The Laplace Transform
Part 14: Gaussians and Error Function

Now, let’s look at the Laplace transform of a Gaussian function, specifically the function $f(t)=e^{-t^2}$ , for t≥0. From our transform definition,
$F(s)=\mathcal{L}\left[f(t)\right](s)=\int_0^{\infty}e^{-st}e^{-t^2}\,dt$
We proceed by completing the square:
$\begin{eqnarray}F(s)&=&\int_0^{\infty}e^{-\left(t^2+st\right)}\,dt\\&=&\int_0^{\infty}e^{-\left(t^2+2\frac{s}2t+\frac{s^2}4\right)+\frac{s^2}4}\,dt\\&=&e^{\frac{s^2}4}\int_0^{\infty}e^{-\left(t+\frac{s}2\right)^2}\,dt\end{eqnarray}$
To simplify from here, we avoid complications of trajectory in the complex plane by assuming s real (the result can be extended to the region of convergence $\Re(s)\gt0$ ). Then, by substituting $u=t+\frac{s}2$ , we have
$\begin{eqnarray}F(s)&=&e^{\frac{s^2}4}\int_0^{\infty}e^{-\left(t+\frac{s}2\right)^2}\,dt\\&=&e^{\frac{s^2}4}\int_{\frac{s}2}^{\infty}e^{-u^2}\,du\end{eqnarray}$ .
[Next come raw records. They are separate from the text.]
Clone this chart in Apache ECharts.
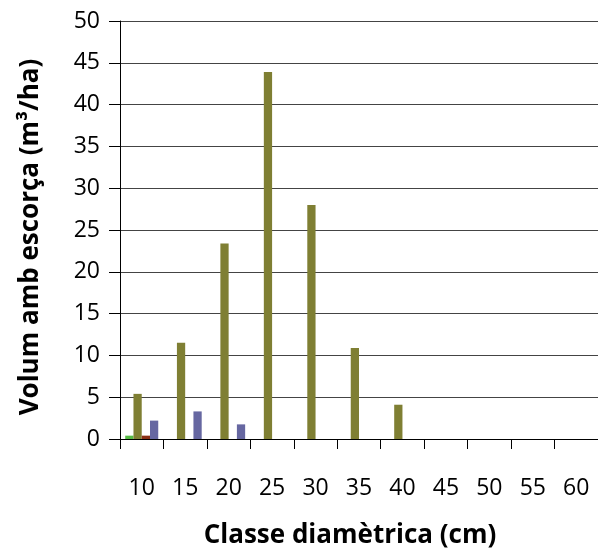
<!DOCTYPE html>
<html>
<head>
<meta charset="utf-8">
<script src="https://cdn.jsdelivr.net/npm/echarts@6/dist/echarts.min.js"></script>
<style>
  html, body { margin: 0; padding: 0; background: #fff; }
  #chart { width: 598px; height: 554px; }
</style>
</head>
<body>
<div id="chart"></div>
<script>
var classes = ['10', '15', '20', '25', '30', '35', '40', '45', '50', '55', '60'];
var greenVals = [0.4, null, null, null, null, null, null, null, null, null, null];
var oliveVals = [5.4, 11.5, 23.4, 43.9, 28.0, 10.9, 4.1, null, null, null, null];
var redVals = [0.4, null, null, null, null, null, null, null, null, null, null];
var blueVals = [2.2, 3.3, 1.75, null, null, null, null, null, null, null, null];

var font = '"Open Sans", "DejaVu Sans", sans-serif';

var chart = echarts.init(document.getElementById('chart'));

var option = {
    backgroundColor: '#fff',
    animation: false,
    grid: {
        left: 120,
        right: 0,
        top: 21,
        bottom: 112
    },
    xAxis: {
        type: 'category',
        data: classes,
        name: 'Classe diamètrica (cm)',
        nameLocation: 'middle',
        nameGap: 84,
        nameTextStyle: {
            fontFamily: font,
            fontSize: 26,
            fontWeight: 'bold',
            color: '#000',
            padding: [0, 18, 0, 0]
        },
        axisLine: { lineStyle: { color: '#000', width: 1 } },
        axisTick: { show: true, length: 10, lineStyle: { color: '#000' } },
        axisLabel: {
            margin: 38,
            fontFamily: font,
            fontSize: 23,
            color: '#000'
        },
        splitLine: { show: false }
    },
    yAxis: {
        type: 'value',
        min: 0,
        max: 50,
        interval: 5,
        name: 'Volum amb escorça (m³/ha)',
        nameLocation: 'middle',
        nameGap: 76,
        nameRotate: 90,
        nameTextStyle: {
            fontFamily: font,
            fontSize: 26,
            fontWeight: 'bold',
            color: '#000',
            padding: [0, 14, 0, 0]
        },
        axisLine: { show: true, lineStyle: { color: '#000', width: 1 } },
        axisTick: { show: true, length: 11, lineStyle: { color: '#000' } },
        axisLabel: {
            margin: 20,
            fontFamily: font,
            fontSize: 23,
            color: '#000'
        },
        splitLine: { show: true, lineStyle: { color: '#444', width: 1 } }
    },
    series: [
        {
            name: 'a',
            type: 'bar',
            data: greenVals,
            itemStyle: { color: '#55bb44' },
            barGap: '0%',
            barCategoryGap: '24%'
        },
        {
            name: 'b',
            type: 'bar',
            data: oliveVals,
            itemStyle: { color: '#7f7f33' }
        },
        {
            name: 'c',
            type: 'bar',
            data: redVals,
            itemStyle: { color: '#8b2f14' }
        },
        {
            name: 'd',
            type: 'bar',
            data: blueVals,
            itemStyle: { color: '#6667a1' }
        }
    ]
};

chart.setOption(option);
</script>
</body>
</html>
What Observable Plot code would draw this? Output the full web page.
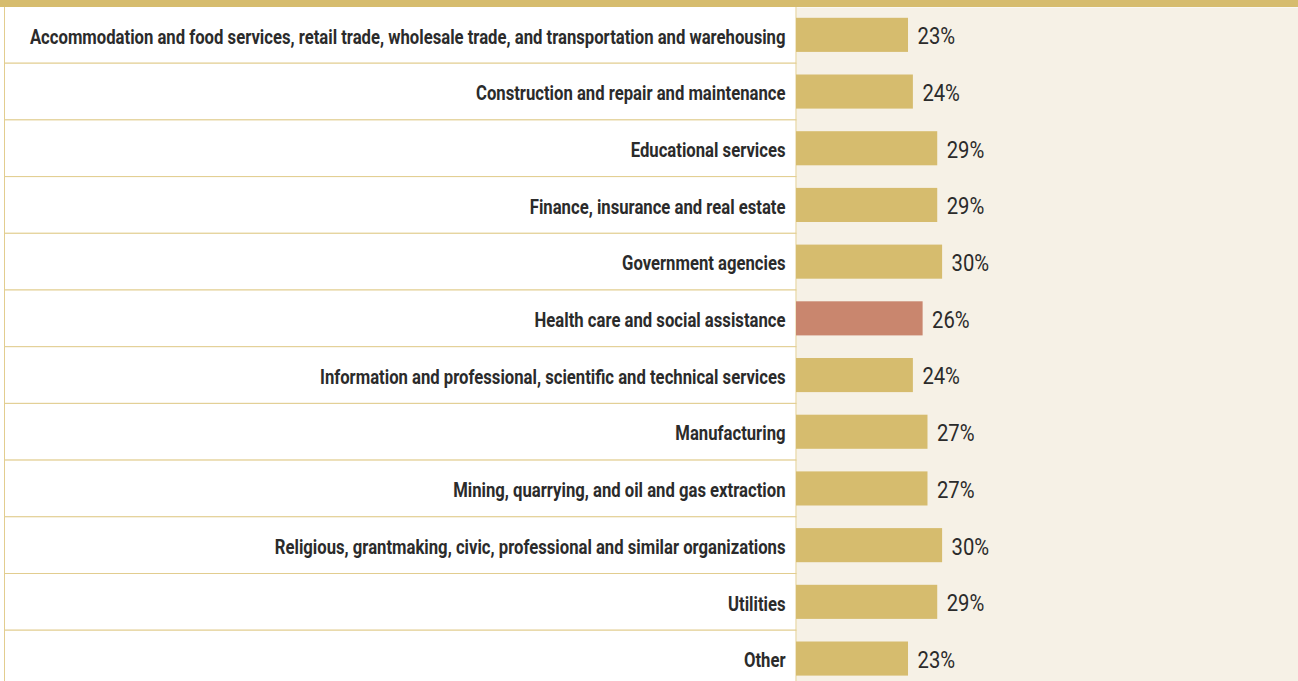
<!DOCTYPE html>
<html>
<head>
<meta charset="utf-8">
<script src="https://cdn.jsdelivr.net/npm/d3@7"></script>
<script src="https://cdn.jsdelivr.net/npm/@observablehq/plot@0.6"></script>
<style>
  html, body { margin: 0; padding: 0; background: #ffffff; }
  #chart { width: 1298px; height: 674px; border-top: 7px solid #d6bc6e; overflow: hidden; }
  #chart svg { display: block; }
</style>
</head>
<body>
<div id="chart"></div>
<script>
const categories = [
  "Accommodation and food services, retail trade, wholesale trade, and transportation and warehousing",
  "Construction and repair and maintenance",
  "Educational services",
  "Finance, insurance and real estate",
  "Government agencies",
  "Health care and social assistance",
  "Information and professional, scientific and technical services",
  "Manufacturing",
  "Mining, quarrying, and oil and gas extraction",
  "Religious, grantmaking, civic, professional and similar organizations",
  "Utilities",
  "Other"
];
const values = [23, 24, 29, 29, 30, 26, 24, 27, 27, 30, 29, 23];
const highlighted = ["Health care and social assistance"];

const data = categories.map((c, i) => ({category: c, value: values[i], hi: highlighted.includes(c)}));

const GOLD = "#d6bc6e";
const HILITE = "#c9866e";
const BEIGE = "#f6f1e6";
const LINE = "#e2cd8f";
const INK = "#2b2b2b";
const FONT = "Roboto, 'Liberation Sans', sans-serif";

const W = 1298, H = 674, PANEL = 796;
const pxPerPct = 4.87;
const xMax = (W - PANEL) / pxPerPct;
const leftEdge = -(PANEL - 4.5) / pxPerPct;
const rowH = 56.7;

const chart = Plot.plot({
  width: W,
  height: H,
  marginTop: 0, marginBottom: 0, marginRight: 0, marginLeft: PANEL,
  style: {background: "transparent", overflow: "hidden"},
  x: {domain: [0, xMax], range: [PANEL, W], axis: null},
  y: {domain: categories, range: [-0.5, rowH * categories.length - 0.5], padding: 0, round: false, axis: null},
  marks: [
    Plot.frame({fill: BEIGE, stroke: null}),
    Plot.barX(data, {y: "category", x1: leftEdge, x2: 0, fill: "#ffffff", stroke: LINE, strokeWidth: 1}),
    Plot.barX(data, {y: "category", x: "value", fill: d => d.hi ? HILITE : GOLD, insetTop: 11.3, insetBottom: 11.3}),
    Plot.text(data, {
      y: "category", x: 0, text: "category", textAnchor: "end", dx: -11, dy: 1.5,
      fontSize: 21, fontWeight: "bold", fill: INK, fontFamily: FONT,
      className: "cat-label"
    }),
    Plot.text(data, {
      y: "category", x: "value", text: d => d.value + "%", textAnchor: "start", dx: 9, dy: 1.5,
      fontSize: 23, fill: INK, fontFamily: FONT,
      className: "val-label"
    })
  ]
});
document.getElementById("chart").appendChild(chart);

// Emulate the condensed typeface of the original by compressing glyphs horizontally
function squeeze(selector, k) {
  chart.querySelectorAll(selector + " text").forEach(t => {
    const tr = t.getAttribute("transform") || "";
    t.setAttribute("transform", tr + ` scale(${k},1)`);
  });
}
const first = chart.querySelector(".cat-label text");
const k = first ? 756 / first.getComputedTextLength() : 0.8;
squeeze(".cat-label", k);
squeeze(".val-label", 0.88);
</script>
</body>
</html>
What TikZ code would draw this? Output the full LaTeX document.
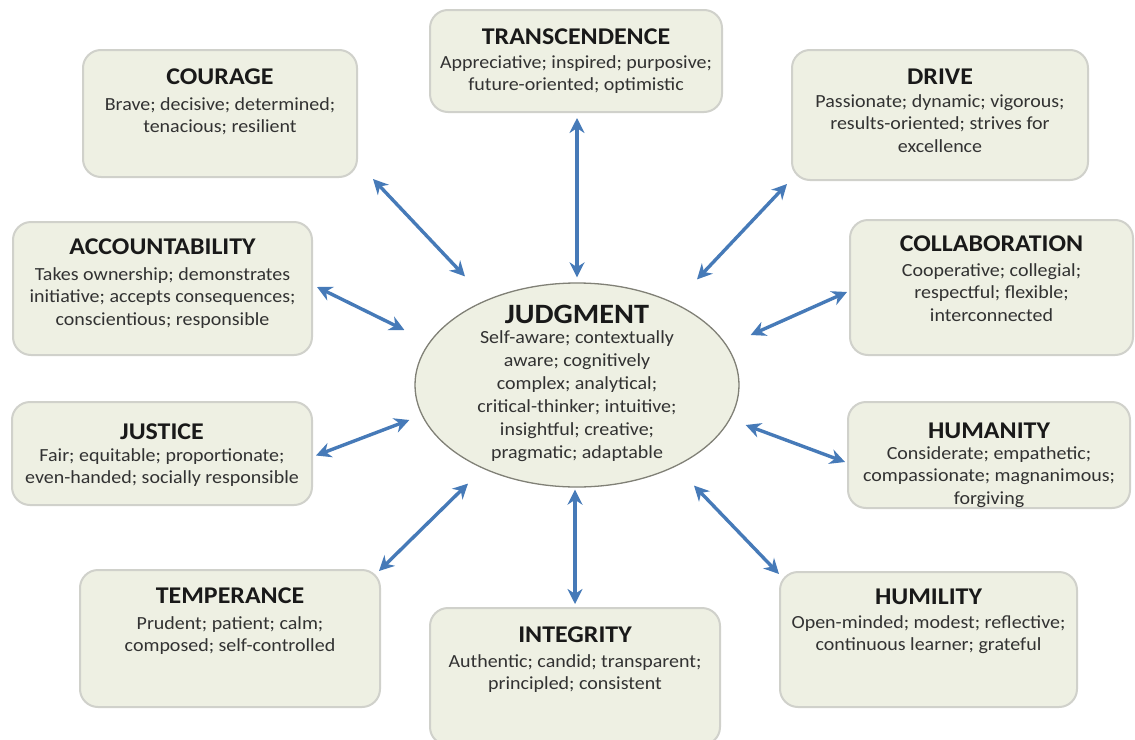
\documentclass[tikz,border=0pt]{standalone}
\usepackage{fontspec}
\setmainfont{Carlito}[FakeStretch=1.08]
\usetikzlibrary{shapes.geometric,arrows.meta}

\definecolor{boxfill}{RGB}{238,240,227}
\definecolor{boxline}{RGB}{208,209,203}
\definecolor{hubline}{RGB}{128,128,118}
\definecolor{linkblue}{RGB}{70,122,184}
\definecolor{bodygray}{RGB}{50,50,50}

\tikzset{
  virtue/.style={draw=boxline, line width=2pt, fill=boxfill, rounded corners=18pt, inner sep=0pt},
  blurb/.style={anchor=north, align=center, inner sep=0pt, text=bodygray,
    font=\fontsize{18.5}{22.5}\selectfont},
  link/.style={draw=linkblue, line width=3.4pt,
    {Stealth[length=15pt,width=15pt]}-{Stealth[length=15pt,width=15pt]}}
}
\newcommand{\vtitle}[1]{{\fontsize{24}{22}\selectfont\bfseries\color{black!90}#1}}

\begin{document}
\begin{tikzpicture}[x=1pt,y=-1pt]
\path[use as bounding box, fill=white] (0,0) rectangle (1135,739);

\node[ellipse, draw=hubline, line width=1.3pt, fill=boxfill, minimum width=324pt, minimum height=204pt, inner sep=0pt] (judg) at (577,385) {};
\node[blurb, font=\fontsize{18.5}{23}\selectfont] (judg-t) at ([yshift=-23pt]judg.north)
  {{\fontsize{28}{23}\selectfont\bfseries\color{black!90}JUDGMENT}\\[-3pt]
   Self-aware; contextually\\ aware; cognitively\\ complex; analytical;\\
   critical-thinker; intuitive;\\ insightful; creative;\\ pragmatic; adaptable};

\node[virtue, minimum width=274pt, minimum height=127pt] (courage) at (220,113.5) {};
\node[blurb] (courage-t) at ([yshift=-20pt]courage.north)
  {\vtitle{COURAGE}\\[3pt] Brave; decisive; determined;\\ tenacious; resilient};

\node[virtue, minimum width=292pt, minimum height=102pt] (transc) at (576,61) {};
\node[blurb] (transc-t) at ([yshift=-20pt]transc.north)
  {\vtitle{TRANSCENDENCE}\\[1pt] Appreciative; inspired; purposive;\\ future-oriented; optimistic};

\node[virtue, minimum width=296pt, minimum height=130pt] (drive) at (940,115) {};
\node[blurb] (drive-t) at ([yshift=-20pt]drive.north)
  {\vtitle{DRIVE}\\[0pt] Passionate; dynamic; vigorous;\\ results-oriented; strives for\\ excellence};

\node[virtue, minimum width=299pt, minimum height=133pt] (account) at (162.5,288.5) {};
\node[blurb] (account-t) at ([yshift=-18pt]account.north)
  {\vtitle{ACCOUNTABILITY}\\[3pt] Takes ownership; demonstrates\\ initiative; accepts consequences;\\ conscientious; responsible};

\node[virtue, minimum width=283pt, minimum height=135pt] (collab) at (991.5,287.5) {};
\node[blurb] (collab-t) at ([yshift=-17pt]collab.north)
  {\vtitle{COLLABORATION}\\[2pt] Cooperative; collegial;\\ respectful; flexible;\\ interconnected};

\node[virtue, minimum width=300pt, minimum height=103pt] (justice) at (162,453.5) {};
\node[blurb] (justice-t) at ([yshift=-23pt]justice.north)
  {\vtitle{JUSTICE}\\[-1pt] Fair; equitable; proportionate;\\ even-handed; socially responsible};

\node[virtue, minimum width=282pt, minimum height=106pt] (humanity) at (989,455) {};
\node[blurb] (humanity-t) at ([yshift=-22pt]humanity.north)
  {\vtitle{HUMANITY}\\[-2pt] Considerate; empathetic;\\ compassionate; magnanimous;\\ forgiving};

\node[virtue, minimum width=300pt, minimum height=137pt] (temper) at (230,638.5) {};
\node[blurb] (temper-t) at ([yshift=-19pt]temper.north)
  {\vtitle{TEMPERANCE}\\[3pt] Prudent; patient; calm;\\ composed; self-controlled};

\node[virtue, minimum width=290pt, minimum height=137pt] (integ) at (575,676.5) {};
\node[blurb] (integ-t) at ([yshift=-20pt]integ.north)
  {\vtitle{INTEGRITY}\\[2pt] Authentic; candid; transparent;\\ principled; consistent};

\node[virtue, minimum width=297pt, minimum height=135pt] (humility) at (928.5,639.5) {};
\node[blurb] (humility-t) at ([yshift=-18pt]humility.north)
  {\vtitle{HUMILITY}\\[1pt] Open-minded; modest; reflective;\\ continuous learner; grateful};

\draw[link] ([shift={(15,1)}]courage.south east) -- ([shift={(3,-36)}]judg.north west);
\draw[link] ([shift={(1,5)}]transc.south) -- ([shift={(0,-5)}]judg.north);
\draw[link] ([shift={(-4,3)}]drive.south west) -- ([shift={(5,-33)}]judg.north east);
\draw[link] ([shift={(4,-1.5)}]account.east) -- ([shift={(-10,-55)}]judg.west);
\draw[link] ([shift={(-2,4.5)}]collab.west) -- ([shift={(11,-50)}]judg.east);
\draw[link] ([shift={(3,2)}]justice.east) -- ([shift={(-5,35)}]judg.west);
\draw[link] ([shift={(-2,7)}]humanity.west) -- ([shift={(6,40)}]judg.east);
\draw[link] ([shift={(-2,2)}]temper.north east) -- ([shift={(6,26)}]judg.south west);
\draw[link] ([shift={(-2,2)}]judg.south) -- ([shift={(0,-3)}]integ.north);
\draw[link] ([shift={(2,28)}]judg.south east) -- ([shift={(0,3)}]humility.north west);
\end{tikzpicture}
\end{document}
In terms of the error function $\operatorname{erf}(x)=\frac2{\sqrt\pi}\int_0^xe^{-u^2}\,du$ , and using $\operatorname{erf}(\infty)=\frac2{\sqrt\pi}\int_0^{\infty}e^{-u^2}\,du=1$ , we see
$\int_{\frac{s}2}^{\infty}e^{-u^2}\,du=\frac{\sqrt\pi}2\left(1-\operatorname{erf}\left(\frac{s}2\right)\right)$ ,
and so
$F(s)=\frac{\sqrt\pi}2e^{\frac{s^2}4}\left(1-\operatorname{erf}\left(\frac{s}2\right)\right)$ .

We can also use this to find the transform of the error function, via our integration rule:
$\begin{eqnarray}\mathcal{L}\left[\operatorname{erf}(t)H(t)\right](s)&=&\frac2{\sqrt\pi}\mathcal{L}\left[H(t)\int_0^te^{-u^2}\,du\right](s)\\&=&\frac2{\sqrt\pi}\frac1s\mathcal{L}\left[H(t)e^{-u^2}\,du\right](s)\\&=&\frac2{\sqrt\pi}\frac1s\cdot\frac{\sqrt\pi}2e^{\frac{s^2}4}\left(1-\operatorname{erf}\left(\frac{s}2\right)\right)\\\mathcal{L}\left[\operatorname{erf}(t)H(t)\right](s)&=&\frac{e^{s^2/4}\left(1-\operatorname{erf}\left(\frac{s}2\right)\right)}s\end{eqnarray}$
(also with $\Re(s)\gt0$ ).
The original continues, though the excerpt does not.